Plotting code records
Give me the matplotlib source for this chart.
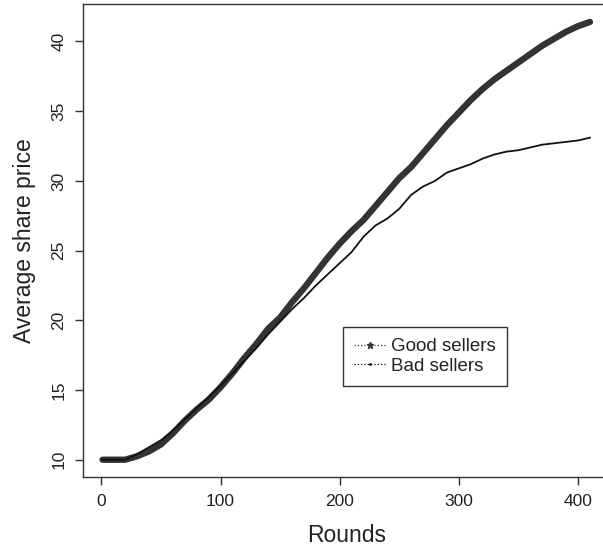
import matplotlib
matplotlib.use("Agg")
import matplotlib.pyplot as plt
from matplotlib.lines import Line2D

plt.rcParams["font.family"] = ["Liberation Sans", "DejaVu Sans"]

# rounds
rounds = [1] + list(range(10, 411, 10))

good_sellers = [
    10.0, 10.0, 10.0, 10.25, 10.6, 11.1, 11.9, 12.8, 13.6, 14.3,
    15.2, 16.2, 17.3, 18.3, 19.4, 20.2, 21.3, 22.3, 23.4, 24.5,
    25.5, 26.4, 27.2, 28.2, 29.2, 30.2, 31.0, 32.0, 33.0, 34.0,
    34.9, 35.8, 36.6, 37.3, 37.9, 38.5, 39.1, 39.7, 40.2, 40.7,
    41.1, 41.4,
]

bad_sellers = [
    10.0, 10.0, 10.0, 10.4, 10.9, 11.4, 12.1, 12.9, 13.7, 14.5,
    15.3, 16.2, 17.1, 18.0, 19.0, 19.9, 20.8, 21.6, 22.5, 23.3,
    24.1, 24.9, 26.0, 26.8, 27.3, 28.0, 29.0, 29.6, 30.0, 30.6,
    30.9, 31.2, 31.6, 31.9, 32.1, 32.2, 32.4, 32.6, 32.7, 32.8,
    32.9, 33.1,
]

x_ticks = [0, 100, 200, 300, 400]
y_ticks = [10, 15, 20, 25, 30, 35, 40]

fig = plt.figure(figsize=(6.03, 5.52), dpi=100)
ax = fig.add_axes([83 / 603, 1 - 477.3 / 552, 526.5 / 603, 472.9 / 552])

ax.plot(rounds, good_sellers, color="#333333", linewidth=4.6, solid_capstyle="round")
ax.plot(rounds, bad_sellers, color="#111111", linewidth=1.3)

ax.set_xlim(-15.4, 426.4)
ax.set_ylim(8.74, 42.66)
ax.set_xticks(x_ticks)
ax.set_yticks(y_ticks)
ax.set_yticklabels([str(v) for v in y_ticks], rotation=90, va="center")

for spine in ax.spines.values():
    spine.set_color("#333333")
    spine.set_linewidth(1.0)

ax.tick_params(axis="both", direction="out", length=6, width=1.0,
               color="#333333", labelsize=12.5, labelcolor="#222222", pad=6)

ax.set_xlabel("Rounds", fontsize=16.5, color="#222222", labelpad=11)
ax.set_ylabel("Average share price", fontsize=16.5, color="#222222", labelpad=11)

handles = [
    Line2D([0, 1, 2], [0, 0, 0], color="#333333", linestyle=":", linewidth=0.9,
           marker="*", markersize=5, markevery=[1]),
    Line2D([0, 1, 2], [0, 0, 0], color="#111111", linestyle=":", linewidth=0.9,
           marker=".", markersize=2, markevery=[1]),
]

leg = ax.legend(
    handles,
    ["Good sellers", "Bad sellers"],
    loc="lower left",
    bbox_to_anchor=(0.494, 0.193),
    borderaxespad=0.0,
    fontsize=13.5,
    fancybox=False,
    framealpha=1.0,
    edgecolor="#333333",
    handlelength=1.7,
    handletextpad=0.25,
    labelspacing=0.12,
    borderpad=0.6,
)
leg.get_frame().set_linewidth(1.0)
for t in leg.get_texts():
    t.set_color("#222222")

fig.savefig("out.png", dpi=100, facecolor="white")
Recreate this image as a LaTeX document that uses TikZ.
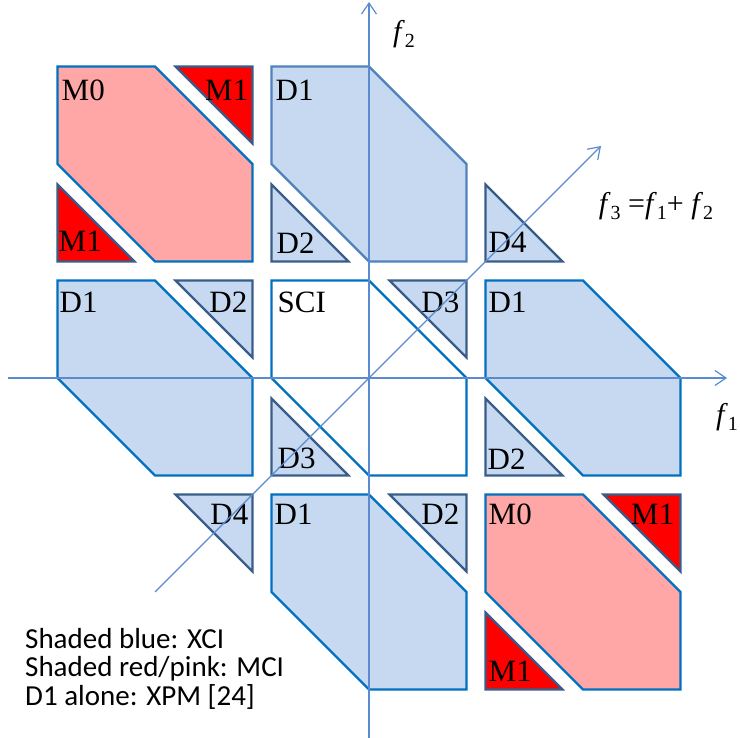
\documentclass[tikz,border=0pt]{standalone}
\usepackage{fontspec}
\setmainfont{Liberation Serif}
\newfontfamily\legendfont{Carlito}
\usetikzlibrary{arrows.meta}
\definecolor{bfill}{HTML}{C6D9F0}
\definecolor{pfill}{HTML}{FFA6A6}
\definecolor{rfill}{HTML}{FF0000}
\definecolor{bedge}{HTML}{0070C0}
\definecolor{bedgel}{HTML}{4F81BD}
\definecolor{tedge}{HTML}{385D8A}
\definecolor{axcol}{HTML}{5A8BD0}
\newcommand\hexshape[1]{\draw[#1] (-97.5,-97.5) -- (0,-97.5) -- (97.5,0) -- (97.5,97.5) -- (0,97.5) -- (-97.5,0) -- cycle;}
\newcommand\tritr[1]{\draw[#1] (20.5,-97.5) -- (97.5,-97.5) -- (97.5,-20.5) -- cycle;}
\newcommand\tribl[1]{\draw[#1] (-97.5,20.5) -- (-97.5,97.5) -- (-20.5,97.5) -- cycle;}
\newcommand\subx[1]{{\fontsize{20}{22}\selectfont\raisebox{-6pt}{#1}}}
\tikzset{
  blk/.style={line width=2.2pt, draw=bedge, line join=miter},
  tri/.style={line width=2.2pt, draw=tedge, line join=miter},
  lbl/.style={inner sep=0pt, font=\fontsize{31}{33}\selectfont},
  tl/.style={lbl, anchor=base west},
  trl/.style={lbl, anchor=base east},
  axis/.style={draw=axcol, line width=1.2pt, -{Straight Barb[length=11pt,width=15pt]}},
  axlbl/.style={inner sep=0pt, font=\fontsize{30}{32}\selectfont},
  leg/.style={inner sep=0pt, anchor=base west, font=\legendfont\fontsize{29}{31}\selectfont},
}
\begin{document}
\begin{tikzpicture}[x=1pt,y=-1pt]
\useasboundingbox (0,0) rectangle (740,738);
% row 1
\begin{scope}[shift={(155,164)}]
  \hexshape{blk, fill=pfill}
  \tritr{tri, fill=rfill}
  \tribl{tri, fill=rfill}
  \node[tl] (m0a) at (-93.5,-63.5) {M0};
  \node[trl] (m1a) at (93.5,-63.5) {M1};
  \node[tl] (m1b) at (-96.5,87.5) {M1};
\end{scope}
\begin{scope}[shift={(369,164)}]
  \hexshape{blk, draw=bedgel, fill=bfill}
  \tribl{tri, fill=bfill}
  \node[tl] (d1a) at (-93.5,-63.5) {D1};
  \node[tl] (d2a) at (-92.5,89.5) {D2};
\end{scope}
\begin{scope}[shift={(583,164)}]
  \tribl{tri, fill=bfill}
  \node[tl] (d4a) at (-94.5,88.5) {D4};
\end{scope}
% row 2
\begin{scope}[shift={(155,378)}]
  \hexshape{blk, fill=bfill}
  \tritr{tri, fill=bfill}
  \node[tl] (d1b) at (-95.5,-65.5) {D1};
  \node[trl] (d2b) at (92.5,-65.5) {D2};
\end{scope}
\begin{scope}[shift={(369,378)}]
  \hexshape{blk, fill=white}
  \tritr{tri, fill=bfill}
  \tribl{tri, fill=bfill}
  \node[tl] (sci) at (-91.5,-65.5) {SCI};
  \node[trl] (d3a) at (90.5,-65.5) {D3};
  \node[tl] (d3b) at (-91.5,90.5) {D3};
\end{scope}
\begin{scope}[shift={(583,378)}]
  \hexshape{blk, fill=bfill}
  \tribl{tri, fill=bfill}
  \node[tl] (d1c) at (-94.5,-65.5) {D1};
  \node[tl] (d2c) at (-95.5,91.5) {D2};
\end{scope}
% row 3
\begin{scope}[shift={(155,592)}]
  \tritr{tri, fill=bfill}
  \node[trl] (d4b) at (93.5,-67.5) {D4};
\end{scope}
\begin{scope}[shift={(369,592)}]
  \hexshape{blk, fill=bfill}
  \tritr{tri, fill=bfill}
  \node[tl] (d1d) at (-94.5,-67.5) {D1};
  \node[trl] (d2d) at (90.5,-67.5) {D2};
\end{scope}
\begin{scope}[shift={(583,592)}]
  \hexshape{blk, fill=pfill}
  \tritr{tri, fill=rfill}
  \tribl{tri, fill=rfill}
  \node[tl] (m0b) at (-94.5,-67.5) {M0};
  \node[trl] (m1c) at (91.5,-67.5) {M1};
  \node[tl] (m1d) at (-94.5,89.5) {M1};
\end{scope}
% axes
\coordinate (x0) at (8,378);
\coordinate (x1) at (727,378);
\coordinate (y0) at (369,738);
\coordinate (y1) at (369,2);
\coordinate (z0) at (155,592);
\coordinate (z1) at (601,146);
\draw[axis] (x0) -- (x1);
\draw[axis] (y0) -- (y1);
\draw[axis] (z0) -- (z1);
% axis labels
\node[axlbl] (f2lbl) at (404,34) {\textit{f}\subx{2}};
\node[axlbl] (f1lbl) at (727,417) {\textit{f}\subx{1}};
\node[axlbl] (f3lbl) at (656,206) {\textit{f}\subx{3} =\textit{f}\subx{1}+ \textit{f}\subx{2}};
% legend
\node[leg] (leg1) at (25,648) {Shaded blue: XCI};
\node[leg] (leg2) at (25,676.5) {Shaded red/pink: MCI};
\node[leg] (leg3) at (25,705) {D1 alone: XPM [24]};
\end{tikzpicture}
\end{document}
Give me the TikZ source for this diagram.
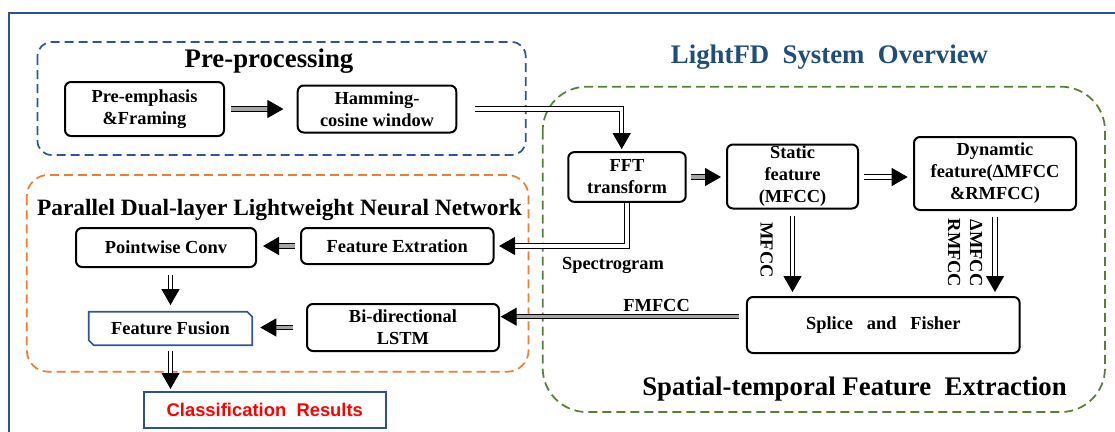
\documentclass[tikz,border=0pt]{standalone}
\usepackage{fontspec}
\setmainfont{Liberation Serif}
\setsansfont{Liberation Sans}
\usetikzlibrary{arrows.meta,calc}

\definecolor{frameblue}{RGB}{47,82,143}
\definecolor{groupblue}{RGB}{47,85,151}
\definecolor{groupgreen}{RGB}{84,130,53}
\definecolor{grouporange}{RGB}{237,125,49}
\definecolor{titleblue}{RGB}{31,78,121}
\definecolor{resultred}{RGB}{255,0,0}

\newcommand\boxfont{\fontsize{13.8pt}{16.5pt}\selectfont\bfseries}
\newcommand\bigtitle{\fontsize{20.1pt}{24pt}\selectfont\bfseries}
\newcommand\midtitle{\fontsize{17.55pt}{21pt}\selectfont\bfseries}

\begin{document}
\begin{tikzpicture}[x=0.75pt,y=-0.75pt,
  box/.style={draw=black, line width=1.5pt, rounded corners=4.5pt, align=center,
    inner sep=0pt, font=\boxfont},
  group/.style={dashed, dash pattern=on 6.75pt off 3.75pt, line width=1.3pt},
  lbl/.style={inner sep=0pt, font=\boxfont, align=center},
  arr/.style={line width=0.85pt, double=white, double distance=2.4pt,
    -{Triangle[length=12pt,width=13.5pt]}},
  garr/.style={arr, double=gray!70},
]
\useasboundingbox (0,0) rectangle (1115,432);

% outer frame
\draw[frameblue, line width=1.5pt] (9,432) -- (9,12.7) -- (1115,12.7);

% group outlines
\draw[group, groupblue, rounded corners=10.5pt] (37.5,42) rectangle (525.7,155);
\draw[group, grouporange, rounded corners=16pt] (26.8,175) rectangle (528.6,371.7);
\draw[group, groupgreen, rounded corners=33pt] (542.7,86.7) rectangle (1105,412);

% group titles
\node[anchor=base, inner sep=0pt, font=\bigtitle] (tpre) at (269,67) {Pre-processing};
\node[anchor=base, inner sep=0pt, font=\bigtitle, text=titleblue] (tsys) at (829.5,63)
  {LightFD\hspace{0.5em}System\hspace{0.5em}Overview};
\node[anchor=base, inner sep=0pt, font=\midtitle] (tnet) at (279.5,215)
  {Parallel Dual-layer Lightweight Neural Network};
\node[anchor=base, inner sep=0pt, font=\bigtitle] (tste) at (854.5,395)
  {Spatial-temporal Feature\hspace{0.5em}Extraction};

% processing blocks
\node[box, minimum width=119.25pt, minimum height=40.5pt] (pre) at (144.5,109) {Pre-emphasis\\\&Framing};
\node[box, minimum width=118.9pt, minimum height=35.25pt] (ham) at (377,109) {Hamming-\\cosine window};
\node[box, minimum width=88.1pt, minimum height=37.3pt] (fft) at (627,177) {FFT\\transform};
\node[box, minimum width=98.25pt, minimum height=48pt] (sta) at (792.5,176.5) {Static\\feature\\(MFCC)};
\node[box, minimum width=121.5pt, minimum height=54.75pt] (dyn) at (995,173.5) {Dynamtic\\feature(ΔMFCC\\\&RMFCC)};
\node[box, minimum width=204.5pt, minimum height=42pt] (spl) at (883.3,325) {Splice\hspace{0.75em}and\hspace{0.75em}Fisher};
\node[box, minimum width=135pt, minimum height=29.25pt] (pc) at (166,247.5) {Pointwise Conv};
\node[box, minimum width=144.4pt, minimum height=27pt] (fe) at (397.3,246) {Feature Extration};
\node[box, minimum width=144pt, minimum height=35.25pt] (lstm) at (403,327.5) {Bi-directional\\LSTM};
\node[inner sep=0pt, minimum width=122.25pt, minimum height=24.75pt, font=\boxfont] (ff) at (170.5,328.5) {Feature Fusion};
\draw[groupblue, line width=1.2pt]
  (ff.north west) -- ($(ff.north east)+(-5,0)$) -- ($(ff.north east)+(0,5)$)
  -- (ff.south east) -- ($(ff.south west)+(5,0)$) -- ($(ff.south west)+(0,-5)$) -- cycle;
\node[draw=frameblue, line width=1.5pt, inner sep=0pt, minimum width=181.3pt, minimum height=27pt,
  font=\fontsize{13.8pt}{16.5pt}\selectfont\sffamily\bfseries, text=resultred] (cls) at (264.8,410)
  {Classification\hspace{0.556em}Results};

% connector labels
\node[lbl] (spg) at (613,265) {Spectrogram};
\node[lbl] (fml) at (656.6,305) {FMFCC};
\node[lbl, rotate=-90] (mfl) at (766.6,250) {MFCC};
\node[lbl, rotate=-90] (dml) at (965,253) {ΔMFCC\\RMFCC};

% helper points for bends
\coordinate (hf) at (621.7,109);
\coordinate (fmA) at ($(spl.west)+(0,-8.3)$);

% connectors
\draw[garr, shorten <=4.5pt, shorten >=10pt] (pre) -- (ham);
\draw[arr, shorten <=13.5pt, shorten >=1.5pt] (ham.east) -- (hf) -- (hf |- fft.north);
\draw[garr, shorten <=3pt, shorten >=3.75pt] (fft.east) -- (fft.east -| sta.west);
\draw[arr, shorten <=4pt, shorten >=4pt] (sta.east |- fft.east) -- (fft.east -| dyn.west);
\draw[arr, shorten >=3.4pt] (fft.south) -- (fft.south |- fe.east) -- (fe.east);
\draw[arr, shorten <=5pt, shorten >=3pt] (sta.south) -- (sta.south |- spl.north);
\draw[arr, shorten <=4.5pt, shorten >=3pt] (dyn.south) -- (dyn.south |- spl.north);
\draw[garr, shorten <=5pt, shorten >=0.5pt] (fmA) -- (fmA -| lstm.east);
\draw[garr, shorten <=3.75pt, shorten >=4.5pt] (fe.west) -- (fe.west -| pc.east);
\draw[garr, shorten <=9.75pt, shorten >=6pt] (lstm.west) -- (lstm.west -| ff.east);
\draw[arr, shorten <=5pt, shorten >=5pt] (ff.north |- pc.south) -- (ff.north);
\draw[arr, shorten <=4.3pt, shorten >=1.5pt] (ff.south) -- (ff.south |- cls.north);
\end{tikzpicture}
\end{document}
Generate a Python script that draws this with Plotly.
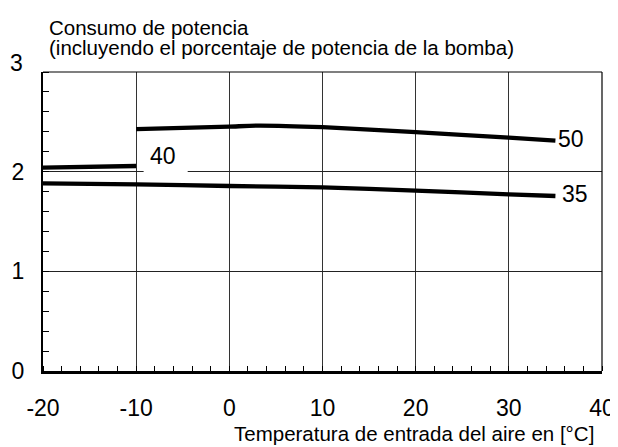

__Requirement__:
Print everything from the line with "Give me the TikZ source for this diagram." down to the line with "(0,0) rectangle (1115,432);" in the entries above, both lines included and nothing more, without the pictures.

__Output__:
Give me the TikZ source for this diagram.
\documentclass[tikz,border=0pt]{standalone}
\usepackage{fontspec}
\setmainfont{Liberation Serif}
\setsansfont{Liberation Sans}
\usetikzlibrary{arrows.meta,calc}

\definecolor{frameblue}{RGB}{47,82,143}
\definecolor{groupblue}{RGB}{47,85,151}
\definecolor{groupgreen}{RGB}{84,130,53}
\definecolor{grouporange}{RGB}{237,125,49}
\definecolor{titleblue}{RGB}{31,78,121}
\definecolor{resultred}{RGB}{255,0,0}

\newcommand\boxfont{\fontsize{13.8pt}{16.5pt}\selectfont\bfseries}
\newcommand\bigtitle{\fontsize{20.1pt}{24pt}\selectfont\bfseries}
\newcommand\midtitle{\fontsize{17.55pt}{21pt}\selectfont\bfseries}

\begin{document}
\begin{tikzpicture}[x=0.75pt,y=-0.75pt,
  box/.style={draw=black, line width=1.5pt, rounded corners=4.5pt, align=center,
    inner sep=0pt, font=\boxfont},
  group/.style={dashed, dash pattern=on 6.75pt off 3.75pt, line width=1.3pt},
  lbl/.style={inner sep=0pt, font=\boxfont, align=center},
  arr/.style={line width=0.85pt, double=white, double distance=2.4pt,
    -{Triangle[length=12pt,width=13.5pt]}},
  garr/.style={arr, double=gray!70},
]
\useasboundingbox (0,0) rectangle (1115,432);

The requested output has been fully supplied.